◆ Exercise prompt:
All of the listing below must be repeated word for word. Pictures are the only thing to omit.

◆ Supplied material:
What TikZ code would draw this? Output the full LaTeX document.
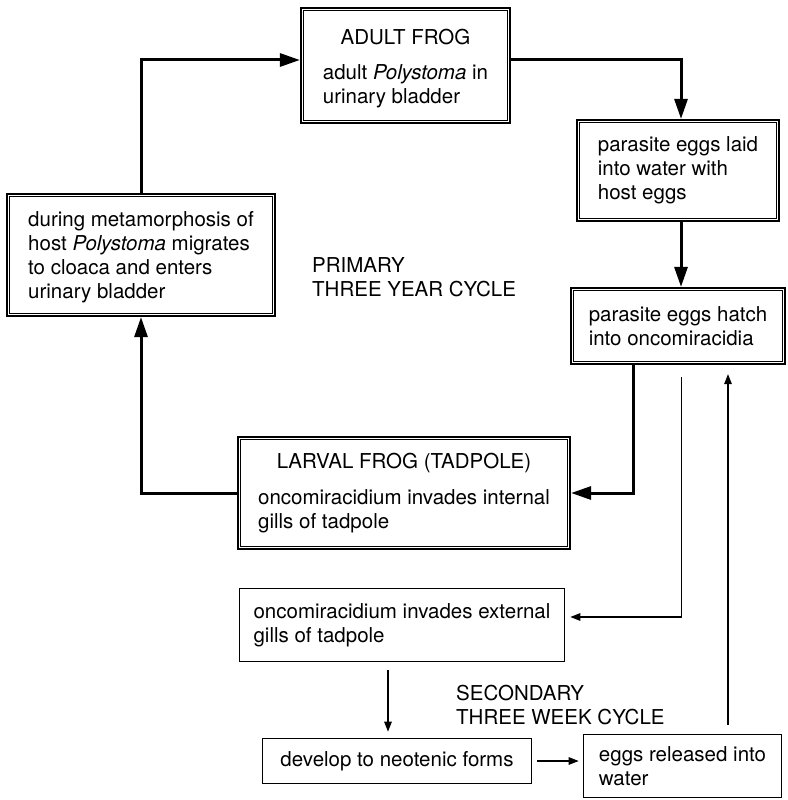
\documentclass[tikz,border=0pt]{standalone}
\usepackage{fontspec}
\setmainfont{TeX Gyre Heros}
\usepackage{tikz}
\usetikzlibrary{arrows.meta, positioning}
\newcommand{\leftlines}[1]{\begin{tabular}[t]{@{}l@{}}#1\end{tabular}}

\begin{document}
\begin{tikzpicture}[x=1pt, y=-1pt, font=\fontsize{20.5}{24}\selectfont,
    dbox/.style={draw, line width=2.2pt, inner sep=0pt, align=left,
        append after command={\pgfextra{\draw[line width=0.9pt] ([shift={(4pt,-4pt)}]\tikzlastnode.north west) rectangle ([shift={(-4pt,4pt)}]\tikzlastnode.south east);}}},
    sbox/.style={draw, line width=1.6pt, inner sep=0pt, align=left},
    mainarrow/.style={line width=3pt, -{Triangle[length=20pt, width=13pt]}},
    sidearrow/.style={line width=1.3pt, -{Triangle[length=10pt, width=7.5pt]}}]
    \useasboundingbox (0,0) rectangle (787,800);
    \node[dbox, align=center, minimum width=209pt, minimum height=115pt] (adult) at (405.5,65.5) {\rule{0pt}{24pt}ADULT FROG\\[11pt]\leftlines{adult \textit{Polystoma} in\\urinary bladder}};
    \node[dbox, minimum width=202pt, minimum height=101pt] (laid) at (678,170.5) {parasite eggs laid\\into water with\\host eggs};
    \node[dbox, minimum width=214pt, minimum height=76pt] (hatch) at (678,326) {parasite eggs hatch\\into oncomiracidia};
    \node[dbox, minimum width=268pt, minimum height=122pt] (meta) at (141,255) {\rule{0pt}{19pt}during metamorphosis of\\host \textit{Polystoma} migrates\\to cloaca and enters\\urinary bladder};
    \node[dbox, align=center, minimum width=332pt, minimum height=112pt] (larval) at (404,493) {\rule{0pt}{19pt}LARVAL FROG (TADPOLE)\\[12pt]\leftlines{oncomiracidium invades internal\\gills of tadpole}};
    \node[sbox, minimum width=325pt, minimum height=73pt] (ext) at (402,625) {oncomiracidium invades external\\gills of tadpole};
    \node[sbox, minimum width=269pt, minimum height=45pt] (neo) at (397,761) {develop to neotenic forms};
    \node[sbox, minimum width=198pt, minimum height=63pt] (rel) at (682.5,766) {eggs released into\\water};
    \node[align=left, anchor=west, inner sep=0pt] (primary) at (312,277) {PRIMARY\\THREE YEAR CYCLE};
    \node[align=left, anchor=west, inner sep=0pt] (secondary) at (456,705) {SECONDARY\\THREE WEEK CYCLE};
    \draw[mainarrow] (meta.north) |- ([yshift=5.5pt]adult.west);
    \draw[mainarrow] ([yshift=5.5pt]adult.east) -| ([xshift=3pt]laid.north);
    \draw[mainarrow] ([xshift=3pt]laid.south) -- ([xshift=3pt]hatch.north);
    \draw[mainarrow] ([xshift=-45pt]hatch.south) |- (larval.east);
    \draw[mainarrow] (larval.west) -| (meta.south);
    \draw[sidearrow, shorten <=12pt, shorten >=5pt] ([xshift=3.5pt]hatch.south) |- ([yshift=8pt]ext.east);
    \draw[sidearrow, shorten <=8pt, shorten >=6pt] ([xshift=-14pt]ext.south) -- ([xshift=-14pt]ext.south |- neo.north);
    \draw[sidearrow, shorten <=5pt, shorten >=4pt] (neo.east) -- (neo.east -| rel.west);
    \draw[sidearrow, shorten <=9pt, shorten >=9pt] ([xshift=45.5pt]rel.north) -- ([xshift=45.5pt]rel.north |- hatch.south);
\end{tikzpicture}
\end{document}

◆ Correct response:
What TikZ code would draw this? Output the full LaTeX document.
\documentclass[tikz,border=0pt]{standalone}
\usepackage{fontspec}
\setmainfont{TeX Gyre Heros}
\usepackage{tikz}
\usetikzlibrary{arrows.meta, positioning}
\newcommand{\leftlines}[1]{\begin{tabular}[t]{@{}l@{}}#1\end{tabular}}

\begin{document}
\begin{tikzpicture}[x=1pt, y=-1pt, font=\fontsize{20.5}{24}\selectfont,
    dbox/.style={draw, line width=2.2pt, inner sep=0pt, align=left,
        append after command={\pgfextra{\draw[line width=0.9pt] ([shift={(4pt,-4pt)}]\tikzlastnode.north west) rectangle ([shift={(-4pt,4pt)}]\tikzlastnode.south east);}}},
    sbox/.style={draw, line width=1.6pt, inner sep=0pt, align=left},
    mainarrow/.style={line width=3pt, -{Triangle[length=20pt, width=13pt]}},
    sidearrow/.style={line width=1.3pt, -{Triangle[length=10pt, width=7.5pt]}}]
    \useasboundingbox (0,0) rectangle (787,800);
    \node[dbox, align=center, minimum width=209pt, minimum height=115pt] (adult) at (405.5,65.5) {\rule{0pt}{24pt}ADULT FROG\\[11pt]\leftlines{adult \textit{Polystoma} in\\urinary bladder}};
    \node[dbox, minimum width=202pt, minimum height=101pt] (laid) at (678,170.5) {parasite eggs laid\\into water with\\host eggs};
    \node[dbox, minimum width=214pt, minimum height=76pt] (hatch) at (678,326) {parasite eggs hatch\\into oncomiracidia};
    \node[dbox, minimum width=268pt, minimum height=122pt] (meta) at (141,255) {\rule{0pt}{19pt}during metamorphosis of\\host \textit{Polystoma} migrates\\to cloaca and enters\\urinary bladder};
    \node[dbox, align=center, minimum width=332pt, minimum height=112pt] (larval) at (404,493) {\rule{0pt}{19pt}LARVAL FROG (TADPOLE)\\[12pt]\leftlines{oncomiracidium invades internal\\gills of tadpole}};
    \node[sbox, minimum width=325pt, minimum height=73pt] (ext) at (402,625) {oncomiracidium invades external\\gills of tadpole};
    \node[sbox, minimum width=269pt, minimum height=45pt] (neo) at (397,761) {develop to neotenic forms};
    \node[sbox, minimum width=198pt, minimum height=63pt] (rel) at (682.5,766) {eggs released into\\water};
    \node[align=left, anchor=west, inner sep=0pt] (primary) at (312,277) {PRIMARY\\THREE YEAR CYCLE};
    \node[align=left, anchor=west, inner sep=0pt] (secondary) at (456,705) {SECONDARY\\THREE WEEK CYCLE};
    \draw[mainarrow] (meta.north) |- ([yshift=5.5pt]adult.west);
    \draw[mainarrow] ([yshift=5.5pt]adult.east) -| ([xshift=3pt]laid.north);
    \draw[mainarrow] ([xshift=3pt]laid.south) -- ([xshift=3pt]hatch.north);
    \draw[mainarrow] ([xshift=-45pt]hatch.south) |- (larval.east);
    \draw[mainarrow] (larval.west) -| (meta.south);
    \draw[sidearrow, shorten <=12pt, shorten >=5pt] ([xshift=3.5pt]hatch.south) |- ([yshift=8pt]ext.east);
    \draw[sidearrow, shorten <=8pt, shorten >=6pt] ([xshift=-14pt]ext.south) -- ([xshift=-14pt]ext.south |- neo.north);
    \draw[sidearrow, shorten <=5pt, shorten >=4pt] (neo.east) -- (neo.east -| rel.west);
    \draw[sidearrow, shorten <=9pt, shorten >=9pt] ([xshift=45.5pt]rel.north) -- ([xshift=45.5pt]rel.north |- hatch.south);
\end{tikzpicture}
\end{document}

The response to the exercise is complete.